Sample the chains you eat at. If you eat at Sweetgreen weekly, check one Sweetgreen entry against Sweetgreen’s published macros. If they match, you can trust future Sweetgreen entries. If they don’t, you know to specify “Sweetgreen” explicitly in your descriptions.

Notice systematic drift across weeks. If your scale isn’t moving and your “tracked deficit” says it should, the most likely explanation is silent over-counting somewhere. AI-parsed meals with hidden cooking oils and underestimated dressings are a frequent culprit.

The principle

AI food parsing is good at giving you a fast, plausible answer. It’s not necessarily good at giving you a correct answer. The two get conflated because the answer is presented with the same confidence either way.
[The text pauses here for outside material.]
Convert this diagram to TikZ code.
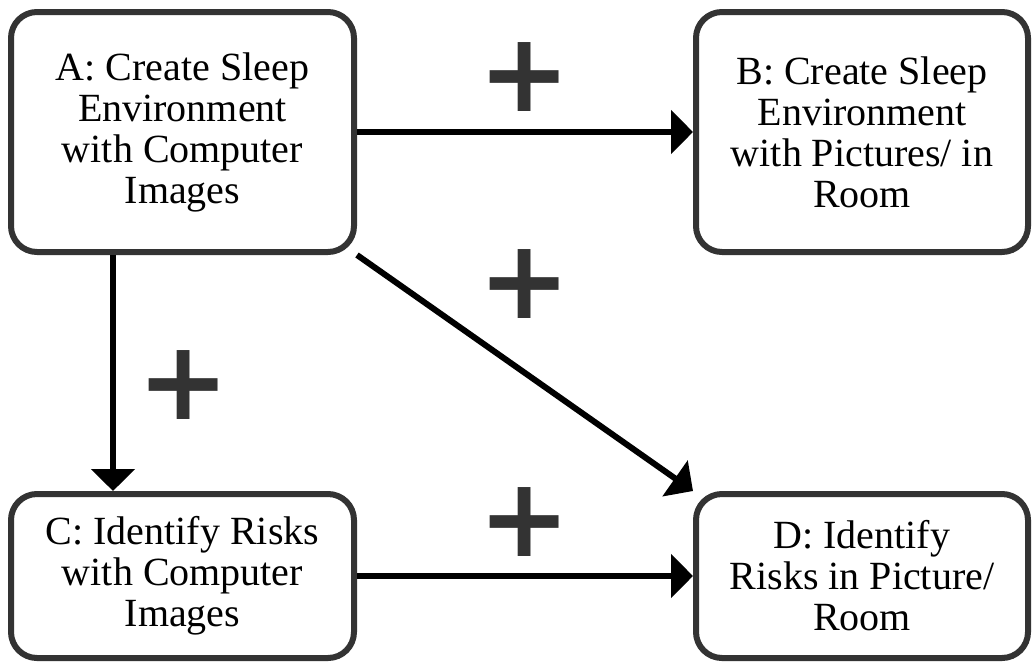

Provenance — which Macroline makes visible — closes some of this gap. So does the simple practice of giving more context in your meal descriptions. “Grilled chicken with rice” gets you AI’s best guess. “6 oz grilled chicken thigh with 1 cup cooked white rice and 1 tablespoon olive oil for cooking” gets you something much closer to the true number.

When AI is right about food, it’s right enough that nobody notices. When AI is wrong about food, nobody notices that either. The tools to mitigate this — explicit portion specs, brand callouts, tier-badge awareness, periodic ground-truth checks — aren’t AI features. They’re user habits. Build them.